AUC is a closed campus, so to enter you need to show your ID and go through a metal detector. When I reach the front of the pack, I whip my id out of my pack pocket... ooops, not that pocket. I check the other pocket. Sorry! Not that one either! I must have left it in my wallet. I open my backpack. The crowd behind me starts to push forward. I sift through Arabic worksheets, fishing for my wallet. Not in my wallet?! This is embarrassing. I desperately open every little pocket in my backpack, and find it in the outer pouch. Outer pouch? Who would put it there? Tricky...
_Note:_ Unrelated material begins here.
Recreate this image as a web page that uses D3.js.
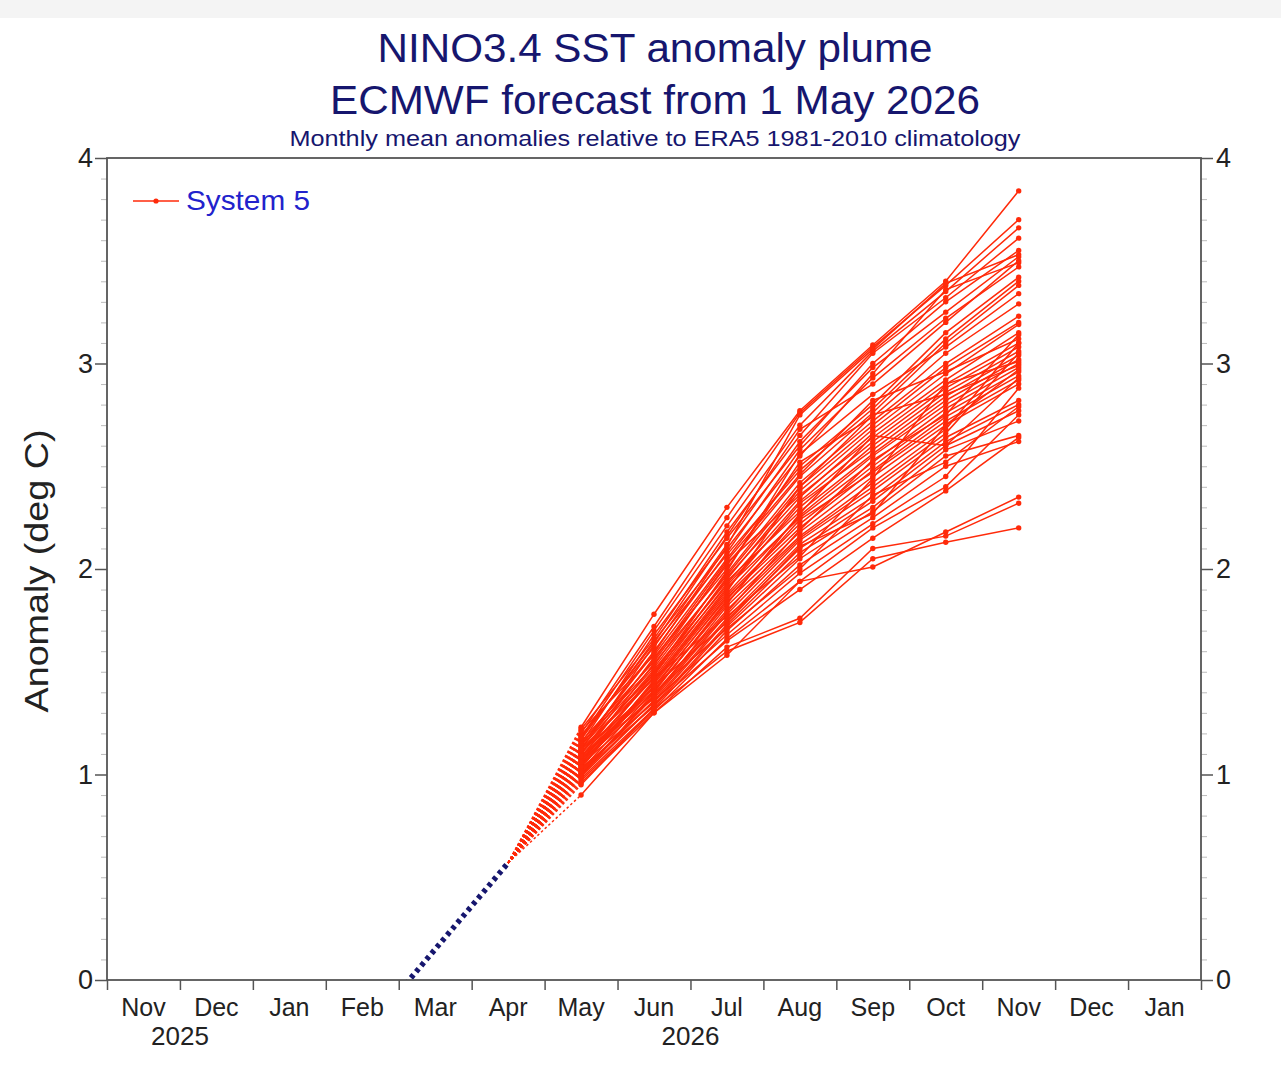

AUC is downtown, and all the dorms and apartments are scattered in various neighborhoods around the city with shuttle bus access to the school every half hour. The shuttle is 5-25 min. depending on traffic. I have to leave on the 7:30 shuttle every day, because I have Arabic at 8am. Because the school doesn't have enough space (they're moving out to the desert next year), they have classes starting early (8am) and ending late (like 8pm) to fully utilize the classrooms. The campus is small next to Stanford. I suppose that's why they're moving.

At first I thought the commuter thing would be annoying and hard on the social life, but there are tons of nice coffee shops near the school, and the library is fine, so most people come to school early, and leave late, and spend their day socializing, doing work, etc. The campus has hundreds of wicker chairs in all the courtyards. You just drag them into clusters, and work with friends on homework, eat lunch, or shmoose. It's glorious.

You can also borrow really nice IBM laptops from the library for a few hours at a time. It's great--I can bring my arabic CDs, and work on my homework without lugging my laptop to school.

I also rented a locker at the gym, so I can go there between classes. Most of the girls in the locker room use it to pray. It's an amazing transformation when I walk down the little marble staircase and emerge in the basement locker room to find girls rolling up their prayer mats and reading the Qur'an.